Registration isn’t really a problem, but since there is no built in system for registration you must adapt to that and figure out one of your own. The common possibilities include a making a tympan & frisket assembly or a pin registration system like the engravers tend to use or some other method. On the only multi color item I’ve ever printed on mine. I used a strip of stiff paper folded in half and taped to the cylinder (parallel to the cylinder shaft) and then moved the type block around with register quoins if needed. I wasn’t trying for really close register and it worked out fairly well, with only about a 10-15% reject rate per color. Since I only wanted about 100 copies at the end, I started with 150 sheets.

I had many more problems with inking than with registration. Hand inking is not as easy as it looks. A new brayer, roller bearers and more experience would probably make inking less problematic. The fact that there is no trip mode means your printing in both directions. I chose to put in a waste sheet on the return trip to make my registration system work easier.

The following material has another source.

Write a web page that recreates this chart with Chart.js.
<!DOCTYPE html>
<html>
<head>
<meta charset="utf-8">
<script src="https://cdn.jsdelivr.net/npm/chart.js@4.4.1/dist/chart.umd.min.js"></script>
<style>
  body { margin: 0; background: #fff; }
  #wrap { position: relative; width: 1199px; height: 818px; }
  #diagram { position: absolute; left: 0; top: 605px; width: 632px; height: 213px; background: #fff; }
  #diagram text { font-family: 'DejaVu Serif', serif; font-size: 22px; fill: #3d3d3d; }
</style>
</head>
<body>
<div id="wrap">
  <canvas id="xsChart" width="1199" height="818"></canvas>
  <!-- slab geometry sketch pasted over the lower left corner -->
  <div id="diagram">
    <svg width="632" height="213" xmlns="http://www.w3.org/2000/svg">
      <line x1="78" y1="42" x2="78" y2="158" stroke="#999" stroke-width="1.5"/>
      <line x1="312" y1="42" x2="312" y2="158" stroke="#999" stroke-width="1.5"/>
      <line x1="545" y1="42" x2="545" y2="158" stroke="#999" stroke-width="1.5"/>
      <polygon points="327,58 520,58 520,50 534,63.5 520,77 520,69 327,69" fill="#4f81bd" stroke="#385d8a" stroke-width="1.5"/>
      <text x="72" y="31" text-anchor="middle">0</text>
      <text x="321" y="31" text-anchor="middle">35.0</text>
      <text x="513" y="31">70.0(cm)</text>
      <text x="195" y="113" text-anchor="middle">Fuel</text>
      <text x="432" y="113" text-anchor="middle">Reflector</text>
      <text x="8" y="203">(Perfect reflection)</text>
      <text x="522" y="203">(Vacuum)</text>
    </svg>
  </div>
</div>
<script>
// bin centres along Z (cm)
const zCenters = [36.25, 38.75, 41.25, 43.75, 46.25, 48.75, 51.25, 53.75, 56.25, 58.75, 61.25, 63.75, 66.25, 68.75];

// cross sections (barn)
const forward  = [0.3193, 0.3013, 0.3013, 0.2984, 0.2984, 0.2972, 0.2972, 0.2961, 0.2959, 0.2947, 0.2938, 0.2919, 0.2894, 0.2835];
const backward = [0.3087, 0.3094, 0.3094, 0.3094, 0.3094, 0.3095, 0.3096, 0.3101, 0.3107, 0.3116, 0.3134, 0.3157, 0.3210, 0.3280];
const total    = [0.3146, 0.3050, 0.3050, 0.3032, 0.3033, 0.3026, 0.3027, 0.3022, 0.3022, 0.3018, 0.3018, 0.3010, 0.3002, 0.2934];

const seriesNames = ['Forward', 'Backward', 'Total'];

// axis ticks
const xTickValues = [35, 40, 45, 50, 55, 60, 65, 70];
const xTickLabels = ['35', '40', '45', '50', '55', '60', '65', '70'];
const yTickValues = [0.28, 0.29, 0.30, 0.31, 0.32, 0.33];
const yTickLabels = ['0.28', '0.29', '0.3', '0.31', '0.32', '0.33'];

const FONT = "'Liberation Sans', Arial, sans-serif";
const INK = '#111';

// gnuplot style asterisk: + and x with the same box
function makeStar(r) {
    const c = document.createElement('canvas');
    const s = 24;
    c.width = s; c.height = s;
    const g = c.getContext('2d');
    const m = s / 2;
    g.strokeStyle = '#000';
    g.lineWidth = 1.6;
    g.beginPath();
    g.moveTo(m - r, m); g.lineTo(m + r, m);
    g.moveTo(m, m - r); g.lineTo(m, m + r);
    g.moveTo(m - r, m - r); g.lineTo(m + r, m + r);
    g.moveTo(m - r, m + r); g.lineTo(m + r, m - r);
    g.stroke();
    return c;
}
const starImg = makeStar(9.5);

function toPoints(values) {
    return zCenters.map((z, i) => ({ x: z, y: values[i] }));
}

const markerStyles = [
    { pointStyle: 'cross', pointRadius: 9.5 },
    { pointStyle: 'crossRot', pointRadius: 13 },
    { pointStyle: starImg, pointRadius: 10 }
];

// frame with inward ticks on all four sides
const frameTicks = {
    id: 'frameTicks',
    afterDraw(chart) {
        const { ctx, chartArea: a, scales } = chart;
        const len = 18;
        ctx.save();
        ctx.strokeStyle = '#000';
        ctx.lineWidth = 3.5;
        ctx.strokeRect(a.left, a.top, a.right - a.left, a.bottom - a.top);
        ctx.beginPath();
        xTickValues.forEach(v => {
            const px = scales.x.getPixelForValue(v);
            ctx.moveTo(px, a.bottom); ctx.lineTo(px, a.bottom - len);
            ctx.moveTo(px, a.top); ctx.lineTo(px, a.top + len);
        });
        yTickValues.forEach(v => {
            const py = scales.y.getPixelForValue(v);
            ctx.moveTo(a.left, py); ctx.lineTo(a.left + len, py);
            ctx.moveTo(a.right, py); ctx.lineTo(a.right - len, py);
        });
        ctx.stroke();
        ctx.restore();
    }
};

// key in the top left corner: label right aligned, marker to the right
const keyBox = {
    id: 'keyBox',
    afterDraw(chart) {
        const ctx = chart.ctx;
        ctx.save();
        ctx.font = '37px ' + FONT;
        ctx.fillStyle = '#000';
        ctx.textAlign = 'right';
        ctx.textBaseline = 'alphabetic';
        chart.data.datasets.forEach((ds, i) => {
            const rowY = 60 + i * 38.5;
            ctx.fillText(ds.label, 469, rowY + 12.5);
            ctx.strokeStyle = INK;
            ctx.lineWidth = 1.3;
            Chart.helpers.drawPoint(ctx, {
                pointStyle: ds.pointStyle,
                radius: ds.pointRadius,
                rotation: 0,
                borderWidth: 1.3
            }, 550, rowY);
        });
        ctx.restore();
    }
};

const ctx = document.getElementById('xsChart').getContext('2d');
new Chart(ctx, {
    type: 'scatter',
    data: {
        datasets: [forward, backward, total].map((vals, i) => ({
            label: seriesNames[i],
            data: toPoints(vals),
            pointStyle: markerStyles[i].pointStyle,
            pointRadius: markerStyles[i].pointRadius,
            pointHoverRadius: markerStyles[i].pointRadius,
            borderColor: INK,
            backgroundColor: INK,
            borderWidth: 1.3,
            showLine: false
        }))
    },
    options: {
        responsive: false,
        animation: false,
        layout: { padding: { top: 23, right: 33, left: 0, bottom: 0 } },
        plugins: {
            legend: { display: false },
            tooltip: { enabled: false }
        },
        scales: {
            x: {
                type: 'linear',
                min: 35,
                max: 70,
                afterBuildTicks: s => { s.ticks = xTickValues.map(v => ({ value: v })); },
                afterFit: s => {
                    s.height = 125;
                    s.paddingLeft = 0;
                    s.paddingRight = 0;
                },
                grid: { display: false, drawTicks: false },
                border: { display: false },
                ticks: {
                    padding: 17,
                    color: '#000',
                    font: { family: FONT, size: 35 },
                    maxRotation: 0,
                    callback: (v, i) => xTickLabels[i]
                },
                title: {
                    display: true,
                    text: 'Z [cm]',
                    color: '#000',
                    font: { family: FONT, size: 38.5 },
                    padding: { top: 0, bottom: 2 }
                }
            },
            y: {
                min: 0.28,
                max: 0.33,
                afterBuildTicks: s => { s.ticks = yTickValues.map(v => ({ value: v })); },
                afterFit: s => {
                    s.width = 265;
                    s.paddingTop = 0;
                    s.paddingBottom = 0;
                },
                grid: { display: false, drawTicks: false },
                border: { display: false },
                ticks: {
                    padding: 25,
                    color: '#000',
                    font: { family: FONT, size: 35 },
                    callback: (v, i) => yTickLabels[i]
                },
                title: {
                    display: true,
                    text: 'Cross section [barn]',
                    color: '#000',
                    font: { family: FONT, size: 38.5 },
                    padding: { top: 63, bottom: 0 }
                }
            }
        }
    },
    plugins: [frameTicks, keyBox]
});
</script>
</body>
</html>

The Vandercook #1 came in at least three flavors: The double side truss (like mine), a single truss at the back side and no trusses (the cylinder held down like on larger Vandercooks). The double trusses on mine make paper handling in and out of the press a bit more of a chore, but again not an insurmountable problem.

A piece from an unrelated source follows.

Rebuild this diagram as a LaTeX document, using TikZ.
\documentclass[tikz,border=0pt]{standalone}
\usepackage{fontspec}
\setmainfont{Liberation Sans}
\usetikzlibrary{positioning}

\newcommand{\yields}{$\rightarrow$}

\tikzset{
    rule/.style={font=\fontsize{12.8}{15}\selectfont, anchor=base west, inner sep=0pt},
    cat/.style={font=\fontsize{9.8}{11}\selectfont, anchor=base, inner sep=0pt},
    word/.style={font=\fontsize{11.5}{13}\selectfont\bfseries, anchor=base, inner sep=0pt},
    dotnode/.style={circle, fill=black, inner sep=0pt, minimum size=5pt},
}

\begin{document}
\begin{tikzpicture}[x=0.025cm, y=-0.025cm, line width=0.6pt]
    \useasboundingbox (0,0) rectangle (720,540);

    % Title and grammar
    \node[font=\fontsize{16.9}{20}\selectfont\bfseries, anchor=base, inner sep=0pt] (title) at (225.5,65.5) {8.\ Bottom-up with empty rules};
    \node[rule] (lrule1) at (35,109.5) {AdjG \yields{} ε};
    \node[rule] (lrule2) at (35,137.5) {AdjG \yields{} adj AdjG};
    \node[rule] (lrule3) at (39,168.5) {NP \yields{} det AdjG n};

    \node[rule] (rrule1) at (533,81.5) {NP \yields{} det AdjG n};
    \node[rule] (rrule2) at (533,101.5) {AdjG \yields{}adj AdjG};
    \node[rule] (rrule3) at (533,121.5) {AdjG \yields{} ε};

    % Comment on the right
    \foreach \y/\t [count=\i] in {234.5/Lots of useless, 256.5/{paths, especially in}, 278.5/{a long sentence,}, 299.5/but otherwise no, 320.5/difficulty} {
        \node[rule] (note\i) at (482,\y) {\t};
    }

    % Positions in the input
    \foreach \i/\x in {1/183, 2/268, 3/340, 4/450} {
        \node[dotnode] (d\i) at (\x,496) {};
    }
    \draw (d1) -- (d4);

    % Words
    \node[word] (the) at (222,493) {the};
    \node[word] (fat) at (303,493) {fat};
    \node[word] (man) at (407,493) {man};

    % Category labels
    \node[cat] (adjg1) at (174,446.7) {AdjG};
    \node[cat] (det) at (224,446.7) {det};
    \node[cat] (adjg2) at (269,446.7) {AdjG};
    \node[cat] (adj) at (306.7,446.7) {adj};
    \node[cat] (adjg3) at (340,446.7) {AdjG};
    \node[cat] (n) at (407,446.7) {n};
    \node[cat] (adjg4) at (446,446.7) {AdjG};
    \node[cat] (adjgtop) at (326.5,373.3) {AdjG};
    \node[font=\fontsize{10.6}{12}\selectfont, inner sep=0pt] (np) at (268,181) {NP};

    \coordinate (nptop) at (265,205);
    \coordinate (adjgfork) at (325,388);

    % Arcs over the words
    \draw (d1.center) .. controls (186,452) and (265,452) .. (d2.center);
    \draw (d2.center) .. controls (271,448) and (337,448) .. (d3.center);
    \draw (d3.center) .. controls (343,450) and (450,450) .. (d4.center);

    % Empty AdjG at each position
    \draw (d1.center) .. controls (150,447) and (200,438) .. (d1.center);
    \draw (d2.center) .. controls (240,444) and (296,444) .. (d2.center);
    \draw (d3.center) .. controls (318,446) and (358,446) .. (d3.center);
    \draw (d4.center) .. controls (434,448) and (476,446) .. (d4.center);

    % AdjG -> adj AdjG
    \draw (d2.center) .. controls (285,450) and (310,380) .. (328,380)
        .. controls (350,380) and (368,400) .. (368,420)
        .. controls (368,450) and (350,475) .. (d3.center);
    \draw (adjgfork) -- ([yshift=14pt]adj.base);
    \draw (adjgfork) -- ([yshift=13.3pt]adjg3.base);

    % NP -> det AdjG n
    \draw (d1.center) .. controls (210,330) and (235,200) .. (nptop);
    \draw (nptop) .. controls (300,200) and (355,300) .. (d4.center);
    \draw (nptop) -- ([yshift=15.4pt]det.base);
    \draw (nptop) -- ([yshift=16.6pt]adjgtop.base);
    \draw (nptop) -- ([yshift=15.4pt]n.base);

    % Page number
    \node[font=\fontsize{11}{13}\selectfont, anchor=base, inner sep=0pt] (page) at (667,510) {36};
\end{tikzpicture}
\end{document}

I only use mine occasionally; that’s part of what makes it livable for me. If I were doing this for money, I’d get really tired of it’s limitations. But with in those limitations, I’ve found it a really nice, easy to use press.

I also like its compact size, just right for my basement shop. And two guys can pick it up and carry it out if necessary. Once the cylinder is fixed into place so fingers don’t get smashed if the press gets un-level while being carried by the trusses.

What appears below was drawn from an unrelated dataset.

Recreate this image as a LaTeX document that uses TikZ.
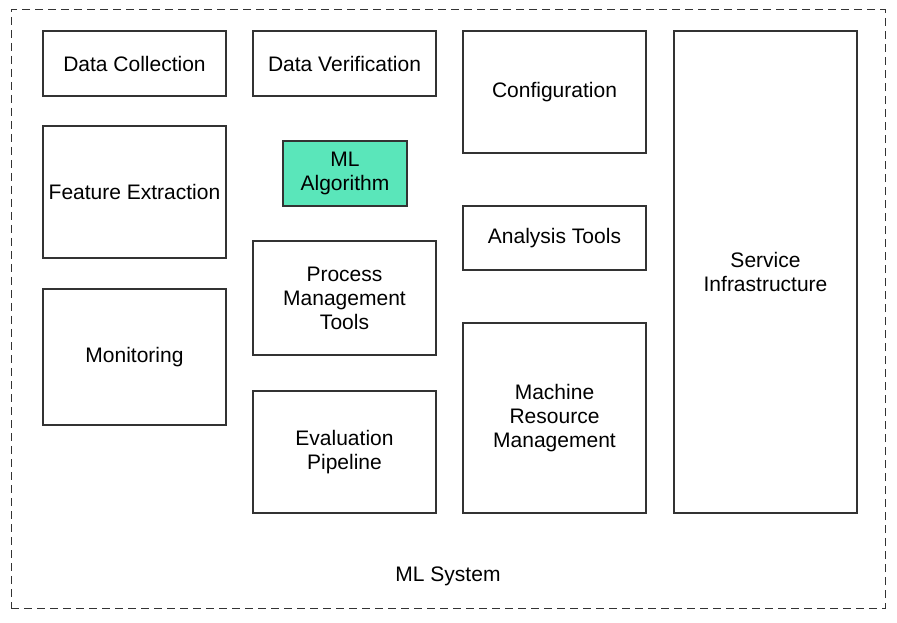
\documentclass[tikz,border=0pt]{standalone}
\usepackage{fontspec}
\setmainfont{Liberation Sans}
\definecolor{mint}{RGB}{90,230,186}
\begin{document}
\begin{tikzpicture}[x=1pt,y=-1pt,
    block/.style={draw=black!80,line width=1.1pt,minimum width=183pt,align=center,
      font=\fontsize{21}{24}\selectfont,inner sep=0pt},
    frame/.style={draw=black!80,line width=1pt,dash pattern=on 8pt off 5pt,
      minimum width=874pt,minimum height=598pt,inner sep=0pt}]
  \useasboundingbox (0,0) rectangle (897,623);
  % outer system frame
  \node[frame] (system) at (448,309) {};
  \node[font=\fontsize{21}{24}\selectfont] (systemlabel) at (448,576) {ML System};
  % first column
  \node[block,minimum height=65pt] (collect) at (134.5,63.5) {Data Collection};
  \node[block,minimum height=132pt] (feature) at (134.5,192) {Feature Extraction};
  \node[block,minimum height=136pt] (monitor) at (134.5,357) {Monitoring};
  % second column
  \node[block,minimum height=65pt] (verify) at (344.5,63.5) {Data Verification};
  \node[block,fill=mint,minimum width=124pt,minimum height=65pt] (mlalgo) at (345,173.5) {ML\\Algorithm};
  \node[block,minimum height=114pt] (process) at (344.5,298) {Process\\Management\\Tools};
  \node[block,minimum height=122pt] (evaluate) at (344.5,452) {Evaluation\\Pipeline};
  % third column
  \node[block,minimum height=122pt] (config) at (554.5,92) {Configuration};
  \node[block,minimum height=64pt] (analysis) at (554.5,238) {Analysis Tools};
  \node[block,minimum height=190pt] (machine) at (554.5,418) {Machine\\Resource\\Management};
  % fourth column
  \node[block,minimum height=482pt] (service) at (765.5,272) {Service\\Infrastructure};
\end{tikzpicture}
\end{document}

I can’t imagine paying more than $800-$900 for one, tops.
I know there is Vandercook fever in some parts, and they are great presses, don’t get me wrong.
I love my #4, it is great, but you need to consider what you are getting for your $. the #1, is really just a press bed, and a cylinder. A very high quality press bed and cylinder perhaps, but pretty limited in the end. Without any real features to offer, it won’t do much in the way of serious or involved work.
As is mentioned above, if small size and weight are your desired features and you only have simple printing needs, then fine.
I could not help but notice that one was offered recently in the classifieds for $3500. I don’t mean to interfere with a transaction, its a free market society, but I almost spit out my drink when i saw that price.
I recall seeing one for around $1000, just last year, which seemed about as high as i thought such a press could demand.
You could get a pretty sweet C & P for that kind of money, or if you are patient, probably a much more versatile proof press will come along. Just my 2 cents.